The faster that your clients gain competency on the fundamental lifts, the faster they will be able to move onto harder and more productive training. Although the weight is light, don’t make your client grind out reps. Instead, if you are doing a set of fifteen reps, split it up into three mini sets, with a small break of five to ten seconds every five reps. The goal is to get more quality reps by avoiding fatigue.
Finish With What They Want
The downside to structuring a session in the way described in the point above is that it won’t always be what your client actually wants, or match their idea of what a good workout should be like.

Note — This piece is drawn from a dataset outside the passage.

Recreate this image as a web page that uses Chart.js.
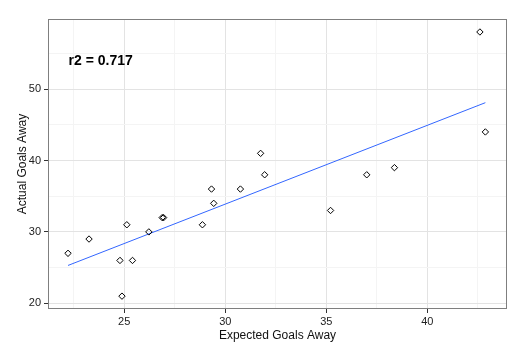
<!DOCTYPE html>
<html>
<head>
<meta charset="utf-8">
<script src="https://cdn.jsdelivr.net/npm/chart.js@4"></script>
<style>
  html, body { margin: 0; padding: 0; background: #fff; }
  #wrap { width: 527px; height: 354px; }
</style>
</head>
<body>
<div id="wrap"><canvas id="grafica"></canvas></div>
<script>
// datos
const esperados = [22.22, 23.26, 24.79, 24.89, 25.13, 25.41, 26.22, 26.88, 26.95, 28.87,
                   29.32, 29.43, 30.75, 31.75, 31.95, 35.21, 37.0, 38.37, 42.6, 42.87];
const reales = [27, 29, 26, 21, 31, 26, 30, 32, 32, 31,
                36, 34, 36, 41, 38, 33, 38, 39, 58, 44];
const ajusteX = [22.22, 42.87];
const ajusteY = [25.3, 48.1];
const ticksX = [22.5, 25, 27.5, 30, 32.5, 35, 37.5, 40, 42.5];
const ticksY = [20, 25, 30, 35, 40, 45, 50, 55];
const etiquetaR2 = 'r2 = 0.717';

const mayorX = v => v % 5 === 0;
const mayorY = v => v % 10 === 0;
const fuente = '"Liberation Sans", Arial, sans-serif';

const textoR2 = {
  id: 'textoR2',
  afterDatasetsDraw(chart) {
    const ctx = chart.ctx;
    const x = chart.scales.x.getPixelForValue(22.25);
    const y = chart.scales.y.getPixelForValue(53.9);
    ctx.save();
    ctx.font = 'bold 14px ' + fuente;
    ctx.fillStyle = '#000';
    ctx.textAlign = 'left';
    ctx.textBaseline = 'middle';
    ctx.fillText(etiquetaR2, x, y);
    ctx.restore();
  }
};

const borde = {
  id: 'borde',
  afterDatasetsDraw(chart) {
    const a = chart.chartArea;
    const ctx = chart.ctx;
    ctx.save();
    ctx.strokeStyle = '#7f7f7f';
    ctx.lineWidth = 1;
    ctx.strokeRect(a.left + 0.5, a.top + 0.5, a.right - a.left - 1, a.bottom - a.top - 1);
    ctx.restore();
  }
};

new Chart(document.getElementById('grafica'), {
  type: 'scatter',
  data: {
    datasets: [
      {
        data: esperados.map((x, i) => ({ x: x, y: reales[i] })),
        pointStyle: 'rectRot',
        pointRadius: 3.2,
        borderColor: '#000',
        backgroundColor: 'rgba(0,0,0,0)',
        borderWidth: 1,
        order: 1
      },
      {
        type: 'line',
        data: ajusteX.map((x, i) => ({ x: x, y: ajusteY[i] })),
        borderColor: '#3366FF',
        borderWidth: 1,
        pointRadius: 0,
        fill: false,
        order: 2
      }
    ]
  },
  options: {
    responsive: true,
    maintainAspectRatio: false,
    animation: false,
    layout: { padding: { top: 19, right: 20, left: 0, bottom: 0 } },
    plugins: { legend: { display: false }, tooltip: { enabled: false } },
    scales: {
      x: {
        type: 'linear',
        min: 21.23,
        max: 43.94,
        afterBuildTicks: s => { s.ticks = ticksX.map(v => ({ value: v })); },
        afterFit: s => { s.height = 45; },
        grid: {
          color: c => mayorX(c.tick.value) ? '#e3e3e3' : '#f4f4f4',
          tickColor: c => mayorX(c.tick.value) ? '#333' : 'rgba(0,0,0,0)',
          tickLength: 4
        },
        border: { display: false },
        ticks: {
          autoSkip: false,
          maxRotation: 0,
          padding: 2,
          color: '#222',
          font: { family: fuente, size: 11 },
          callback: v => mayorX(v) ? v : ''
        },
        title: {
          display: true,
          text: 'Expected Goals Away',
          color: '#111',
          font: { family: fuente, size: 12 },
          padding: { top: 0, bottom: 11 }
        }
      },
      y: {
        type: 'linear',
        min: 19.2,
        max: 59.82,
        afterBuildTicks: s => { s.ticks = ticksY.map(v => ({ value: v })); },
        afterFit: s => { s.width = 48; },
        grid: {
          color: c => mayorY(c.tick.value) ? '#e3e3e3' : '#f4f4f4',
          tickColor: c => mayorY(c.tick.value) ? '#333' : 'rgba(0,0,0,0)',
          tickLength: 4
        },
        border: { display: false },
        ticks: {
          autoSkip: false,
          padding: 3,
          color: '#222',
          font: { family: fuente, size: 11 },
          callback: v => mayorY(v) ? v : ''
        },
        title: {
          display: true,
          text: 'Actual Goals Away',
          color: '#111',
          font: { family: fuente, size: 12 },
          padding: { top: 15, bottom: 0 }
        }
      }
    }
  },
  plugins: [textoR2, borde]
});
</script>
</body>
</html>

Because the client is beginning with not much skill or strength, this won’t be a very challenging workout to start with. To stop them from feeling put off, you can try finishing each session with some or all of the things the client wants to do instead. This could be the time for a cardio blast, for example, which clients often feel is what they need, even if you know that strength training is going to do more for them. Work with them and compromise to create a session that they enjoy, but is actually working for them.
Save The Advanced Stuff For When They Really Need It
The more advanced that your client is, the more you will need to change up your sessions. This is what you do in your own training, and you probably have some great training techniques that could be trying with your client and are excited to try out.
The problem with these more advanced methods is that they usually have a relatively short lifespan. These new methods will work for a few weeks and then you will need to move on.
This is why you should hold off using these techniques. Give yourself as long as you can with the simplest progressions. Make sure your client is truly an intermediate before you move them on from exercises and programs for beginners. As for advanced training methods, keep them held ready until your client can’t make any more progress without them, and only introduce them then.